Saturday, August 21, 2010

The Liberty Café and Bakery

Liberté, Égalité, Petit Déjeuner*


The Liberty* Café/Cafe** and Bakery is located over atop Bernal Heights, not exactly the easiest place to get to in the City, but still well worth the trouble.

http://www.thelibertycafe.com/index.html

I ate out in their garden patio, which is situated between the main restaurant, "the Café", and "the Cottage" (but not referred to as "le chalet" for some reason), which also serves as the main bakery.

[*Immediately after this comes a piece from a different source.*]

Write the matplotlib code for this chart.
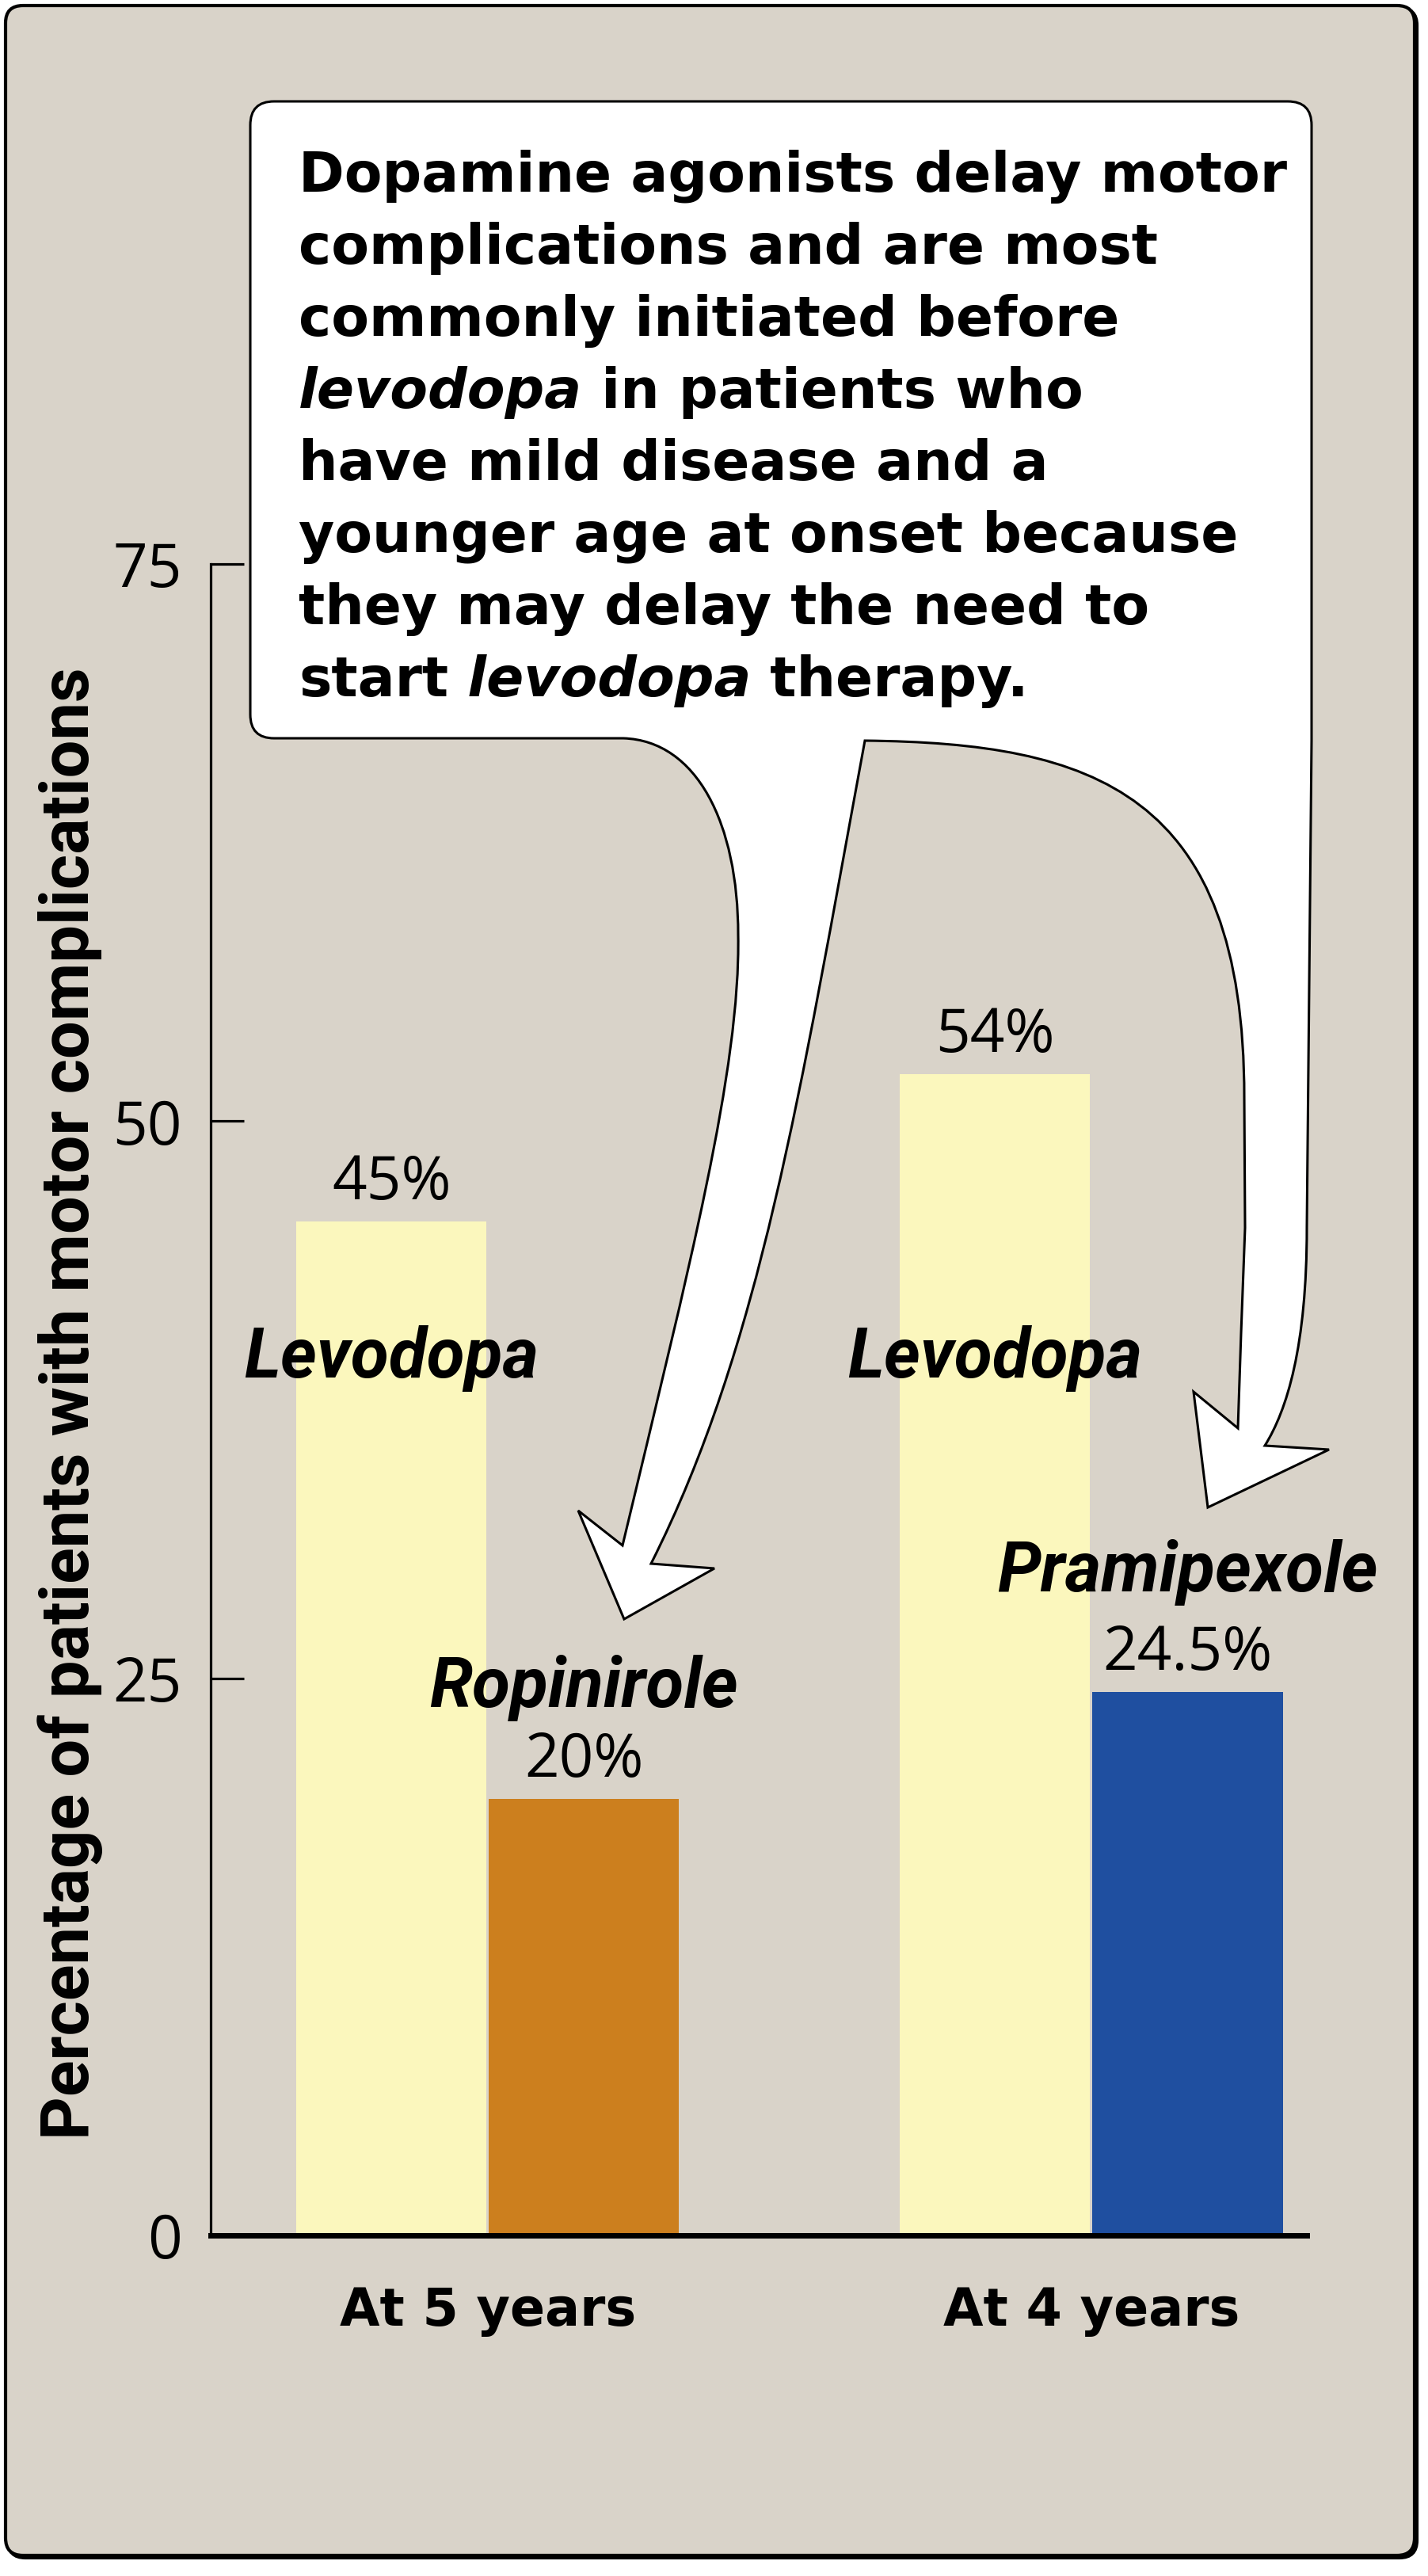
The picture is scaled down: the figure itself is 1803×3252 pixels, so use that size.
import matplotlib
matplotlib.use('Agg')
import matplotlib.pyplot as plt
from matplotlib.patches import FancyBboxPatch, PathPatch
from matplotlib.path import Path
from matplotlib.transforms import Affine2D

# --- chart data ---
groups = ['At 5 years', 'At 4 years']
drugs = ['Levodopa', 'Ropinirole', 'Levodopa', 'Pramipexole']
bar_group = [0, 0, 1, 1]
bar_side = [-1, 1, -1, 1]
bar_heights = [45.5, 19.6, 52.1, 24.4]
value_labels = ['45%', '20%', '54%', '24.5%']
bar_colors = ['#fbf7bd', '#cc7f1e', '#fbf7bd', '#1f4fa0']
y_ticks = [0, 25, 50, 75]
y_label = 'Percentage of patients with motor complications'

# callout text, (segment, italic) per line
callout_lines = [
    [('Dopamine agonists delay motor', False)],
    [('complications and are most', False)],
    [('commonly initiated before', False)],
    [('levodopa', True), (' in patients who', False)],
    [('have mild disease and a', False)],
    [('younger age at onset because', False)],
    [('they may delay the need to', False)],
    [('start', False), (' levodopa', True), (' therapy.', False)],
]

# --- layout (pixels of the 1803x3252 canvas, y measured from the top) ---
W, H = 1803, 3252
BG = '#d9d3c9'
name_y = [38.5, 23.7, 38.5, 28.9]   # baseline of drug names, data units
bar_offset = 0.1595
bar_width = 0.315

fig = plt.figure(figsize=(W / 100, H / 100), dpi=100)
fig.patch.set_facecolor('white')
px = Affine2D().scale(1.0 / W, -1.0 / H).translate(0, 1) + fig.transFigure

# Outer rounded frame, with a small dark shadow on the right and bottom
shadow = FancyBboxPatch((10, 10), 1779, 3219, boxstyle='round,pad=0,rounding_size=22',
                        transform=px, facecolor='black', edgecolor='black',
                        linewidth=3, zorder=0)
fig.add_artist(shadow)
frame = FancyBboxPatch((7, 7), 1779, 3219, boxstyle='round,pad=0,rounding_size=22',
                       transform=px, facecolor=BG, edgecolor='black',
                       linewidth=3, zorder=0)
fig.add_artist(frame)

# Axes
ax = fig.add_axes([266 / W, 1 - 2822 / H, (1650 - 266) / W, (2822 - 712) / H])
ax.patch.set_visible(False)
ax.set_xlim(-0.459, 1.357)
ax.set_ylim(0, 75)

x = [g + s * bar_offset for g, s in zip(bar_group, bar_side)]
ax.bar(x, bar_heights, width=bar_width, color=bar_colors, zorder=2)

for s in ['top', 'right']:
    ax.spines[s].set_visible(False)
ax.spines['left'].set_linewidth(2.3)
ax.spines['bottom'].set_linewidth(5)
ax.spines['bottom'].set_zorder(3)

ax.set_yticks(y_ticks)
ax.set_yticklabels([str(t) for t in y_ticks], fontfamily='Open Sans', fontsize=55)
ax.tick_params(axis='y', direction='in', length=30, width=2.3, pad=26)
ax.set_xticks([0, 1])
ax.set_xticklabels(groups, fontfamily='DejaVu Sans', fontweight='bold', fontsize=47)
ax.tick_params(axis='x', length=0, pad=46)

fig.text(112 / W, 1 - 1772 / H, y_label, rotation=90, rotation_mode='anchor',
         ha='center', va='baseline', fontfamily='Roboto', fontweight='bold',
         fontsize=61)

# Value labels above the bars
for xi, h, lab in zip(x, bar_heights, value_labels):
    ax.annotate(lab, (xi, h), xytext=(0, 20), textcoords='offset points',
                ha='center', va='baseline', fontfamily='Open Sans', fontsize=55)

# Drug names
for xi, yi, name in zip(x, name_y, drugs):
    ax.text(xi, yi, name, ha='center', va='baseline', fontfamily='Roboto',
            fontweight='bold', fontstyle='italic', fontsize=63, zorder=4)

# Callout box with the two arrows, as one outline
r = 30
M, L, C3, C4 = Path.MOVETO, Path.LINETO, Path.CURVE3, Path.CURVE4
verts = [
    ((316 + r, 128), M), ((1656 - r, 128), L),
    ((1656, 128), C3), ((1656, 128 + r), C3),
    ((1656, 935), L), ((1650, 1550), L),
    ((1650, 1700), C4), ((1625, 1780), C4), ((1597, 1825), C4),
    ((1678, 1830), L), ((1525, 1903), L), ((1507, 1757), L), ((1563, 1803), L),
    ((1567, 1683), L), ((1572, 1550), L), ((1571, 1385), L),
    ((1571, 1000), C4), ((1380, 938), C4), ((1092, 935), C4),
    ((1010, 1380), C4), ((960, 1700), C4), ((822, 1974), C4),
    ((902, 1980), L), ((788, 2044), L), ((730, 1907), L), ((786, 1951), L),
    ((870, 1600), C4), ((935, 1350), C4), ((932, 1180), C4),
    ((932, 1040), C4), ((880, 935), C4), ((787, 932), C4),
    ((316 + r, 932), L),
    ((316, 932), C3), ((316, 932 - r), C3),
    ((316, 128 + r), L),
    ((316, 128), C3), ((316 + r, 128), C3),
    ((316 + r, 128), Path.CLOSEPOLY),
]
callout = Path([v for v, _ in verts], [c for _, c in verts])
fig.add_artist(PathPatch(callout, transform=px, facecolor='white',
                         edgecolor='black', linewidth=2.2, zorder=5))

# Callout text, segments chained along each line
renderer = fig.canvas.get_renderer()
for i, line in enumerate(callout_lines):
    xpos = 377
    ypos = 242 + i * 91.0
    for seg, italic in line:
        t = fig.text(xpos, ypos, seg, transform=px, ha='left', va='baseline',
                     fontfamily='DejaVu Sans', fontweight='bold',
                     fontstyle='oblique' if italic else 'normal',
                     fontsize=50, zorder=6)
        xpos = t.get_window_extent(renderer).x1

fig.savefig('out.png', dpi=100, facecolor='white')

For a little while, I had the entire patio space to myself, as no one else was stupid enough to want to eat outside that early in the morning ~ there was just one lone dog waiting patiently for his humans to come out of the bakery. I asked the waitress and she said that they do bake special doggie biscuits once in a while ~ I noticed that he didn't get any though (cheapo humans). I didn't even need the umbrellas opened for shade as even the Sun had better sense than to try to break through… I probably coulda used one of the umbrellas to keep the small amount of mist/fog that was still present off, though.



I had the Veggie Omelette (a veritable breakfast fit for the U.N.) ~ "Swiss" chard, Portobello (which I believe is Italiano for "very tasty fungus") mushroom, roasted red onion, "Monterey" Jack cheese; with country (they did not specify as to which was the country of origin) potatoes and "English" muffin (as opposed to "muffin français"). This was a nice combo of stuff, but I think "Swiss" cheese might have paired better with the entire omelette, not to mention it would have bookended the "Swiss" chard very nicely. The home fries/country potatoes (or pommes de terre, even) were very good, just not enough of 'em in my opinion (how do you say "skimpy" en français?).

I rounded out the meal with a fresh-squeezed grapefruit juice and a good, strong cuppa coffee***. They serve the English muffins with their own homemade mixed berry jam (the fruit combinations change with the whims of the person making the jams weekly); it was very good and would also be great on some of their fresh baked goods ~ which would have made the meal even better, instead of what seemed like just plain ol' store-bought English muffins (I found this very strange for a place that has its own bakery on site).




They only offer regular ol' red Tabasco®, and I had forgotten to bring any of my own stash this morning.****


Glen Bacon Scale Rating: Veggie Omelette et al ~ 6.8


*(I just figured any Patrick Henry references would have seemed a bit too obvious and corn-ballish… and that is the actual technical term, I should know as I just made it up and forced my Microsoft® auto-spellchecker thingy to remember it.)


**(The outside signage is sans accent aigu; however, their on-line menu is avec accent aigu ~ so take your pick... or piqué?)


***(While sipping my cuppa joe, I had this great idea for a coffee-flavoured toothpaste. Think about it. Have you ever just brushed your teeth and then drank a cup of coffee? It has the most horrid, pepperminty/spearminty tang to it. So, why not just cut to the chase and make the toothpaste coffee-flavoured to begin with? I believe this is an even better idea than mayonnaise-fed tuna, Michael Keaton!) 


****(Completely unrelated useless cunning linguist story of the day:


The English word "robot" comes from the Czech word for "work", "robota", which is a similar word in many other Slavic languages. It was introduced in a science fiction play by Czech writer Karel Čapek in 1920. He chose the word "robot" to describe the automatons being made in a factory. 


The word for "work" in Russian is "
работа" pronounced "raBOTa". Now here is the really strange part, the word for "robot" in Russian is "робот" and pronounced “RObat” and is taken from the Czech word. This may be one of the only instances where the Russians ever borrowed anything from the Czechs… well, that, and their freedom from 1945-1990.)

2 comments:

  1. You say "работа," I say "робато." The Russians are good at borrowing things.